Then There's This: Surrendering Power
Council poised to give up control of utility, no matter how you feel about it
It's nearly impossible to stop a speeding locomotive, but opponents of a governance shakeup at Austin Energy aren't backing down from trying to derail the thing.
City Council is set to take initial action Thursday, April 11, on a draft ordinance that would transfer control of the city-owned power utility from the Council to an appointed "independent" board of seven members. Also on the agenda is a related resolution endorsing proposed state legislation that would let the Council amend the city charter without voter approval – a maneuver literally designed to take the "public" out of public power.
Senate Bill 410, by Sen. Kirk Watson (who has championed the idea of a governance change since last year's controversial AE rate increase), has already cleared the Senate. A House committee hearing on Rep. Eddie Rodriguez's companion bill, HB 1024, is not yet on the calendar but could come up as early as next week.
Today's Council vote on first reading (with Kathie Tovo in China on a sister-city visit) will likely pass easily, as it will on the final reading, with Tovo and Laura Morrison expected to cast the dissenting votes. Consumer activists, meanwhile, are plotting their next course of action – possibly a citizen-driven initiative to rescind such a radical step, taken at a time when the city is transitioning to a new 10-1 City Council structure, which takes effect in the November 2014 election.

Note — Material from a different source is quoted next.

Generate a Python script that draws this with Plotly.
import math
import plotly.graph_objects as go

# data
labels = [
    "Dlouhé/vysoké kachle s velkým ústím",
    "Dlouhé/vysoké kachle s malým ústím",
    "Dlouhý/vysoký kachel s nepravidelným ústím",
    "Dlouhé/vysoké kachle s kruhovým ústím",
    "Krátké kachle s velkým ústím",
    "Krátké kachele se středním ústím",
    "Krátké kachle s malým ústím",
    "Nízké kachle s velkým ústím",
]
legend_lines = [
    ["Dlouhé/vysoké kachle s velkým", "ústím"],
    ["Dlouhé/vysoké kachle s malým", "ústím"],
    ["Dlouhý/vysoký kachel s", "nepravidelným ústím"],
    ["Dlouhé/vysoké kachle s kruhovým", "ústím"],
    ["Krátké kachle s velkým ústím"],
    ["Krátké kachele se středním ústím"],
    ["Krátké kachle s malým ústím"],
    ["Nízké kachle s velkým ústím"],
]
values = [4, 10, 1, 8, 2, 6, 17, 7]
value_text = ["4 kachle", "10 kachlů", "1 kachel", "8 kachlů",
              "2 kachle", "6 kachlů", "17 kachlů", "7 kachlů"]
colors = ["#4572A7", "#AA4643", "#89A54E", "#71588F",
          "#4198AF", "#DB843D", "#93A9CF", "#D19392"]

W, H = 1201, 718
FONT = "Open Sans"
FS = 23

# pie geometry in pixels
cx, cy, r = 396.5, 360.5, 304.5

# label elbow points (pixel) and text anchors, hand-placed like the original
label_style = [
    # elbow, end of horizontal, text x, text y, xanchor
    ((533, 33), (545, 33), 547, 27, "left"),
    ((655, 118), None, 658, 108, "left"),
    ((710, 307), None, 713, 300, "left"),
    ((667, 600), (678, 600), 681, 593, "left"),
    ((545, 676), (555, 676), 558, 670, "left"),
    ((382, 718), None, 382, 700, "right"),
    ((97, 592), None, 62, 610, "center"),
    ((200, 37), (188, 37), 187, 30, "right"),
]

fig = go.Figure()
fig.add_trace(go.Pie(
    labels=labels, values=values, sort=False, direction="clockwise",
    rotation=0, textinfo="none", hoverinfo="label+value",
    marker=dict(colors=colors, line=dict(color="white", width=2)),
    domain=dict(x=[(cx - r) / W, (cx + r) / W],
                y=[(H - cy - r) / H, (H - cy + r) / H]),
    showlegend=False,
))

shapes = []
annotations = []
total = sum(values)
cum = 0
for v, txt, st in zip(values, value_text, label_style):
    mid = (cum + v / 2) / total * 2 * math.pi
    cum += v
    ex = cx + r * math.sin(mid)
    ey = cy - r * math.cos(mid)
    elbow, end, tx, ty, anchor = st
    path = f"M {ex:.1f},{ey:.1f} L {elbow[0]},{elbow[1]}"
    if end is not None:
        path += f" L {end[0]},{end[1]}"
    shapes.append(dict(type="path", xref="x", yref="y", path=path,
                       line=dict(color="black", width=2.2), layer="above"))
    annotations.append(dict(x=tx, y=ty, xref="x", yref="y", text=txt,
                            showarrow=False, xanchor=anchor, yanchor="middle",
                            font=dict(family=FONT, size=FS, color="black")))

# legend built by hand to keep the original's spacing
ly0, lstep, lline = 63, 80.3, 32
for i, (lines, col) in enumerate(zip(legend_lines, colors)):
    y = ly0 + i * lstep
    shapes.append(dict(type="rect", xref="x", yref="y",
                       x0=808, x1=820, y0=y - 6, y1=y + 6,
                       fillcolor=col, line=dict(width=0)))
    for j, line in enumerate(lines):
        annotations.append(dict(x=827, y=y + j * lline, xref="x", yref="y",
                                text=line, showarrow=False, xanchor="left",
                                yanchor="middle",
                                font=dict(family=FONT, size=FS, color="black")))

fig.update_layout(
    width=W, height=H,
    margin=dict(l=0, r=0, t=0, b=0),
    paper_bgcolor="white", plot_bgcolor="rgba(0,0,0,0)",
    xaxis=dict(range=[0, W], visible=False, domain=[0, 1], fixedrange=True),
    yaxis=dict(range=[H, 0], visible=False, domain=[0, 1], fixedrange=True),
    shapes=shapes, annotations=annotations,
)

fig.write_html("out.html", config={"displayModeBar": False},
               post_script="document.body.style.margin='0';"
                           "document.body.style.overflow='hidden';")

Indeed, the AE governance change has galvanized a coalition of familiar (and not so familiar) faces on consumer matters, many of whom lambasted the proposal at a Tuesday press conference. Wearing stickers bearing the words "Keep the Power in OUR Hands," speaker after speaker warned of the danger of handing control of the utility to a board of industry professionals recruited with the help of a corporate headhunter, which is part of the city's plan for moving forward on the governance transfer.
As energy activist and Electric Utility Commission member Karen Hadden pointed out, "even" the business-friendly Statesman has editorialized against Council moving so quickly to surrender control of the $3.8 billion utility without a more thorough examination.
One speaker, the Rev. Sterling Lands, pastor of Greater Calvary Bible Church, expressed concern that low-income utility programs would be compromised under new structure. Austin residents should retain the right to elect the people who control the utility, he said, "and vote them out when needed."
Members of San Antonio-based Energia Mia, which bird-dogs the city-owned CPS Energy and its independent board in that city, also warned Austin leaders against heading down the CPS path. One read a statement from former San Antonio Council Member Maria Antonietta Berriozabal. "My advice to you ... is that you – the people – not give up your power," she wrote. "You will never get it back."
It shouldn't come as a surprise that business interests are the biggest supporters of a new AE governance setup, including organizations like the Greater Austin Chamber of Commerce and the Coalition for Clean, Affordable, Reliable Energy, or CCARE, which represents AE's commercial and industrial customers. "We believe the time for change is now," CCARE's Roger Wood wrote in a March 29 letter to Council. "To wait a minimum of two years for a charter election will continue to put this utility at risk. The rapidly changing Texas utility market necessitates a truly independent board, without undue political influence." In other words, corporate cronyism is okay, but accountability of elected officials is out of the question. The city's Electric Utility Commission, a virtually powerless advisory panel, has also endorsed a governance shift, as it has in several years past.
To his credit, Rodriguez, who's carrying the Watson bill in the House, reached out to opponents of his legislation to try to understand where they're coming from. Rodriguez is a progressive Democrat who is usually in sync with consumer and environmental activists – but not on this issue. He met with about 20 of the opponents at a Rainey Street restaurant on Saturday and picked up the tab for the meal. The meeting over lunch became "respectfully confrontational" at times, said enviro activist Paul Robbins. The sides didn't reach agreement. "Eddie's attitude was sort of, 'Why me? I've been good to you.' The attitude from a lot of the attendees was: This was a matter for Austinites, and keep the state – and your bill – away from us." Robbins recalled his last words to Rodriguez: "You don't want this Council's karma."